Warington went to Siam in 1890 as an unpaid assistant to the Mineral Adviser to the Office of Woods, was Secretary of the Government Department of Mines from 1891 to 1895, and Director General from 1895 to 1897. He was secretary of the Siamese legation from 1898 to 1901.
In his book Five Years in Siam, and especially in his study Exploring for Gemstones on the Upper Mekong - Northern Siam and Parts of Laos in the Years 1892-1893 (repub. by White Lotus, Bangkok, 109 p., ISBN 9748434249), he accounted his six-month journey from Bangkok to Luang Prabang and through Nong Khai and Korat, exploring the regions opposite Chiang Khong, on the left bank of the Mekong, for deposits of rubies and sapphires.

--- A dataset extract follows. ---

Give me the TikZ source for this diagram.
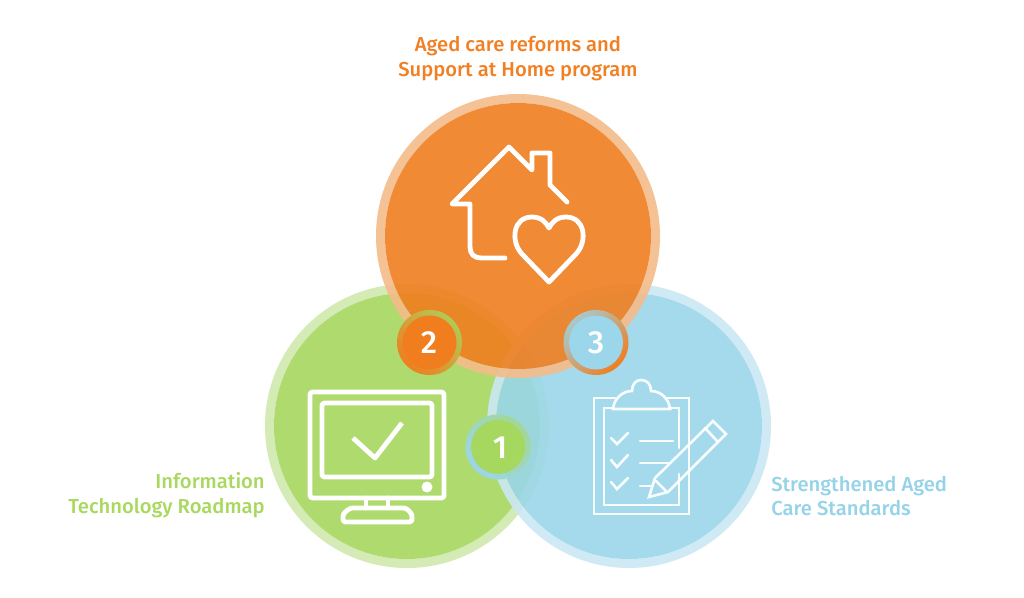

Warington had a special interest in the Tonle Sap (which he called "Tale Sap") for geological and hydrological reasons, and he visited the Siem Reap-Battambang area while "being busy making expeditions in various directions in pursuit of rumoured gold mines", as he noted.
A dedicated yachtman, he also published in 1906 Mast and Sail in Europe and Asia, and in 1925 Sea-wake and Jungle Trail. He also observed the boat races in Bangkok, noting that the crews were often made of men and women, and the latter, "with their cross sashes of yellow, green or blue, not only looked but also proved the smartest". He himself illustrated most of his published book with sketches, drawings and maps.